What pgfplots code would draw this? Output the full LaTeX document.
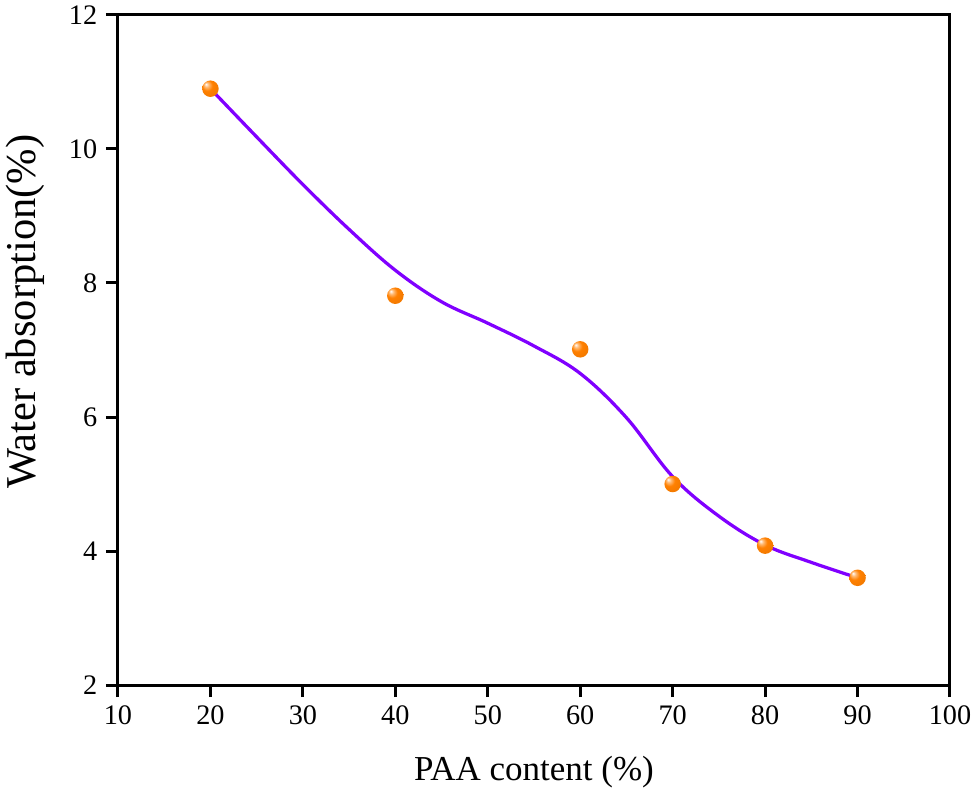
\documentclass[border=0pt]{standalone}
\usepackage{pgfplots}
\pgfplotsset{compat=1.18}
\usepackage{fontspec}
\setmainfont{Liberation Serif}
\definecolor{curvepurple}{RGB}{128,0,255}
\definecolor{ballorange}{RGB}{255,128,0}
\pgfdeclareradialshading{orangeball}{\pgfpoint{-14bp}{14bp}}{%
  color(0bp)=(white);
  color(7bp)=(white!45!ballorange);
  color(16bp)=(ballorange);
  color(40bp)=(ballorange!92!black);
  color(50bp)=(ballorange!80!black)}
\pgfdeclareplotmark{oball}{%
  \pgfpathcircle{\pgfpointorigin}{\pgfplotmarksize}%
  \pgfshadepath{orangeball}{0}%
  \pgfusepath{}}
\begin{document}
\begin{tikzpicture}
\useasboundingbox (-47.2pt,-44.4pt) rectangle (342.8pt,274pt);
\begin{axis}[
  at={(0,0)}, anchor=south west,
  scale only axis, width=332.8pt, height=268pt,
  xmin=10, xmax=100, ymin=2, ymax=12,
  xtick={10,20,...,100}, ytick={2,4,...,12},
  tick align=outside, tick pos=left,
  major tick length=4.8pt,
  axis line style={line width=1.2pt},
  every tick/.style={black, line width=1.2pt},
  /pgf/number format/assume math mode=true,
  tick label style={font=\fontsize{11.3}{13}\selectfont},
  xlabel={PAA content (\%)},
  ylabel={Water absorption(\%)},
  xlabel style={font=\fontsize{14}{16}\selectfont, at={(axis description cs:0.5,-0.13)}, anchor=center},
  ylabel style={font=\fontsize{17}{19}\selectfont, at={(axis description cs:-0.112,0.557)}, anchor=center},
  clip=false,
]
\addplot[curvepurple, line width=1.3pt, smooth, tension=0.6] coordinates {
(20,10.9) (25,10.18) (30,9.47) (35,8.8) (40,8.19) (45,7.72) (50,7.40)
(55,7.06) (60,6.65) (65,5.99) (70,5.11) (75,4.52) (80,4.09) (85,3.83) (90,3.6)
};
\addplot[only marks, mark=oball, mark size=3.3pt] coordinates {
(20,10.9) (40,7.81) (60,7.01) (70,5.0) (80,4.08) (90,3.6)
};
\end{axis}
\end{tikzpicture}
\end{document}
*-*-*
Repeat the listing verbatim. Skip the pictures.

What pgfplots code would draw this? Output the full LaTeX document.
\documentclass[border=0pt]{standalone}
\usepackage{pgfplots}
\pgfplotsset{compat=1.18}
\usepackage{fontspec}
\setmainfont{Liberation Serif}
\definecolor{curvepurple}{RGB}{128,0,255}
\definecolor{ballorange}{RGB}{255,128,0}
\pgfdeclareradialshading{orangeball}{\pgfpoint{-14bp}{14bp}}{%
  color(0bp)=(white);
  color(7bp)=(white!45!ballorange);
  color(16bp)=(ballorange);
  color(40bp)=(ballorange!92!black);
  color(50bp)=(ballorange!80!black)}
\pgfdeclareplotmark{oball}{%
  \pgfpathcircle{\pgfpointorigin}{\pgfplotmarksize}%
  \pgfshadepath{orangeball}{0}%
  \pgfusepath{}}
\begin{document}
\begin{tikzpicture}
\useasboundingbox (-47.2pt,-44.4pt) rectangle (342.8pt,274pt);
\begin{axis}[
  at={(0,0)}, anchor=south west,
  scale only axis, width=332.8pt, height=268pt,
  xmin=10, xmax=100, ymin=2, ymax=12,
  xtick={10,20,...,100}, ytick={2,4,...,12},
  tick align=outside, tick pos=left,
  major tick length=4.8pt,
  axis line style={line width=1.2pt},
  every tick/.style={black, line width=1.2pt},
  /pgf/number format/assume math mode=true,
  tick label style={font=\fontsize{11.3}{13}\selectfont},
  xlabel={PAA content (\%)},
  ylabel={Water absorption(\%)},
  xlabel style={font=\fontsize{14}{16}\selectfont, at={(axis description cs:0.5,-0.13)}, anchor=center},
  ylabel style={font=\fontsize{17}{19}\selectfont, at={(axis description cs:-0.112,0.557)}, anchor=center},
  clip=false,
]
\addplot[curvepurple, line width=1.3pt, smooth, tension=0.6] coordinates {
(20,10.9) (25,10.18) (30,9.47) (35,8.8) (40,8.19) (45,7.72) (50,7.40)
(55,7.06) (60,6.65) (65,5.99) (70,5.11) (75,4.52) (80,4.09) (85,3.83) (90,3.6)
};
\addplot[only marks, mark=oball, mark size=3.3pt] coordinates {
(20,10.9) (40,7.81) (60,7.01) (70,5.0) (80,4.08) (90,3.6)
};
\end{axis}
\end{tikzpicture}
\end{document}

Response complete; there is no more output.